Coitos em Hotéis
Sou um fugitivo compulsivo. Neste correr louco até que me agarrem conheci mais duma centena de hotéis e algumas pensões e, duma vez, dormi numa espelunca colombiana dum lugarejo perdido entre selva, montanhas e árvores de coca de que não recordo nome, cota ou indigenato, além do calor húmido que rolava e me envolvia, e dos muitos monstros que li naquela juvenil insónia. Corro de chek-in para chek-out de todos que a caneta (me) inventa na demanda da sua hospedagem perfeita, primeira razão da fuga.
Os hotéis são todos iguais. Resisti muitas vezes ao chavão mas não o faço mais pois ele é mesmo verdadeiro: efectivamente os hotéis são todos iguais e esfalfo-me no improviso que exige a folha em branco, nos seus jardins busco uma palmeira original para desvirgulá-la. As comidas, multicoloridas e sempre horríveis; os empregados, sempre jovens e simpaticamente distantes; os quartos, banais, filhos do mesmo ogre entediante e da mesma desinspiradora musa, óptimos para aleitar sonolentos climas de evasão: nada num hotel é original, nem sequer o repuxo no jardim enquadrado entre o verde que amamenta e o azul da piscina, ela também gémea. E os corredores, esses..: abro a porta e lá está sempre o mesmo longo tapete que me abafa os passos, trilho deixado pegada a pegada por mim e outros fugitivos, e se calhar ele é o mesmo tapete em todos os hotéis que imagino e escrevo, sempre longo e silencioso acesso ao altar da Ficção. Talvez até algumas marcas tenham sido por mim deixadas e procuro sempre encontrar nas paredes um coração ideado e desenhado que seja parecido com o meu, um nome que fale de mim, como nas marcas nas árvores que na infância nelas recortava e perduram além dos amores e das permanências. Pois, nem garanto que não me repita nas reservas que a caneta traça nem se esqueça que os hotéis, esses coitos na Fuga, são todos iguais: leia-se um romance ou os folhetos das ilusões, ficcione-se um ponto A e um ponto B e há um solarengo hotel de permeio, feliz excepto nas noites tempestuosas dos policiais em que há uma porta que range, uma faca que brilha, um tapete manchado, chek-in e chek-out de casamento súbito em elegia à Ficção, essa fugitiva ao fugitivo.

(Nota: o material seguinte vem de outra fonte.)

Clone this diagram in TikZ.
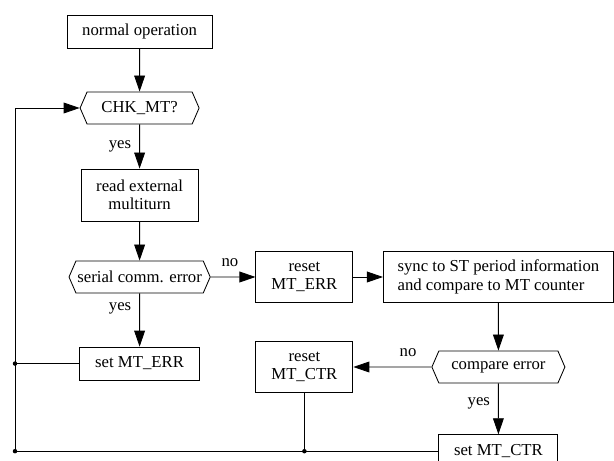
\documentclass[tikz,border=0pt]{standalone}
\usepackage{fontspec}
\setmainfont{Liberation Serif}
\newfontfamily\chartfont{Liberation Serif}
\usepackage{tikz}
\usetikzlibrary{arrows.meta}
\usetikzlibrary{shapes.symbols}
\usetikzlibrary{calc}

\begin{document}
\begin{tikzpicture}[line width=0.6pt,
    every node/.style={font=\chartfont\fontsize{11.9}{13.1}\selectfont},
    box/.style={rectangle, draw, align=center, inner sep=2pt},
    decide/.style={signal, signal to=west and east, signal pointer angle=133, draw, inner sep=1pt, minimum height=0.8cm},
    flow/.style={-{Triangle[length=4mm, width=2.7mm]}},
    lbl/.style={inner sep=0pt},
    dot/.style={circle, fill=black, inner sep=0pt, minimum size=3.2pt}]

        \useasboundingbox (0,0) rectangle (15.35,-11.525);

        \def\railx{0.375} % x of the return line on the left

        % main column
        \node[box, minimum width=3.625cm, minimum height=0.825cm] (op) at (3.49, -0.79) {normal operation};
        \node[decide, minimum width=2.975cm] (chk) at (3.49, -2.70) {CHK\_MT?};
        \node[box, minimum width=2.925cm, minimum height=1.3cm] (read) at (3.49, -4.875) {read external\\multiturn};
        \node[decide, minimum width=3.325cm] (serial) at (3.49, -6.925) {serial comm. error};
        \node[box, minimum width=3.0cm, minimum height=0.825cm] (seterr) at (3.49, -9.09) {set MT\_ERR};

        % right part
        \node[box, minimum width=2.425cm, minimum height=1.275cm] (reseterr) at (7.61, -6.925) {reset\\MT\_ERR};
        \node[box, minimum width=5.75cm, minimum height=1.275cm, align=left] (sync) at (12.46, -6.925) {sync to ST period information\\and compare to MT counter};
        \node[box, minimum width=2.425cm, minimum height=1.275cm] (resetctr) at (7.61, -9.175) {reset\\MT\_CTR};
        \node[decide, minimum width=3.325cm] (cmp) at (12.46, -9.175) {compare error};
        \node[box, minimum width=2.975cm, minimum height=0.825cm] (setctr) at (12.46, -11.28) {set MT\_CTR};

        \coordinate (lb) at (\railx, -11.28);

        \draw[flow] (op) -- (chk);
        \draw[flow] (chk) -- node[lbl, left=2mm] {yes} (read);
        \draw[flow] (read) -- (serial);
        \draw[flow] (serial) -- node[lbl, pos=0.28, left=2mm] {yes} (seterr);
        \draw[flow] (serial) -- node[lbl, pos=0.43, above=2.6mm] {no} (reseterr);
        \draw[flow] (reseterr) -- (sync);
        \draw[flow] (sync) -- (cmp);
        \draw[flow] (cmp) -- node[lbl, pos=0.3, above=2.6mm] {no} (resetctr);
        \draw[flow] (cmp) -- node[lbl, pos=0.4, left=2mm] {yes} (setctr);

        % return line
        \draw[flow] (setctr.west) -- (lb) |- (chk.west);
        \draw (seterr.west) -- (seterr.west -| lb);
        \draw (resetctr.south) -- (resetctr.south |- lb);

        \node[dot] (j1) at (lb) {};
        \node[dot] (j2) at (seterr.west -| lb) {};
        \node[dot] (j3) at (resetctr.south |- lb) {};

\end{tikzpicture}
\end{document}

É ali, no corredor que se abre e mostra a sua folha cã, atapetado de silêncios à porta das celas numeradas, que o sinto mais que em qualquer outro local como sendo ele igual a todos os outros, déjà vu mais visível que nos ovos mexidos com bacon mal-passado ou nas saladas de sempre, pequeno-almoço, almoço e jantar incluídos na Fuga em ração completa. Não paro num corredor de hotel, a exemplo para olhar a simetria capicua dum número de alcova ou o replay dos quadros nas paredes, sem que me sinta metediço no silêncio hirto das paredes que me olham em muda reprovação pelo atrevimento da intrusão. É o mesmo hotel; aperto o passo e sigo o trilho, fujo, fujo sem fim: eles são intermináveis porque se repetem, e reconheço na decoração passos que dei noutra caligrafia desta corrida de reinventar o inventado, esta espelunca da Ficção. Fujo. Corro, peço a conta e pago, fecho e abro o caderno e voo para outro, na viagem entre dois coitos tomo as asas doutras evasões, biberão de caneta-ficção com aparo rasurante à realidade.
É esta a segunda razão, pena eles serem todos iguais e ser difícil ao tédio não rasgar a folha quando, novamente, corro no silêncio do tapete dos seus corredores sem encontrar um traço meu, uma marca uma vírgula, uma letra-coração, coitos do jogo-de-escondidas de mim.
3 Comments:
Facto: já tinha saudade de te ler em português.
Pô que gostei mesmo...não tentei entender tudo como na arte, apenas que gostei, gostei.
Fazias falta...fazes sempre falta.
Eu, de sofá, a ler-te, th
Lindo. Que saudades do tempo em que acreditava que havia pelo menos um hotel, uma pequena residencial, que era diferente.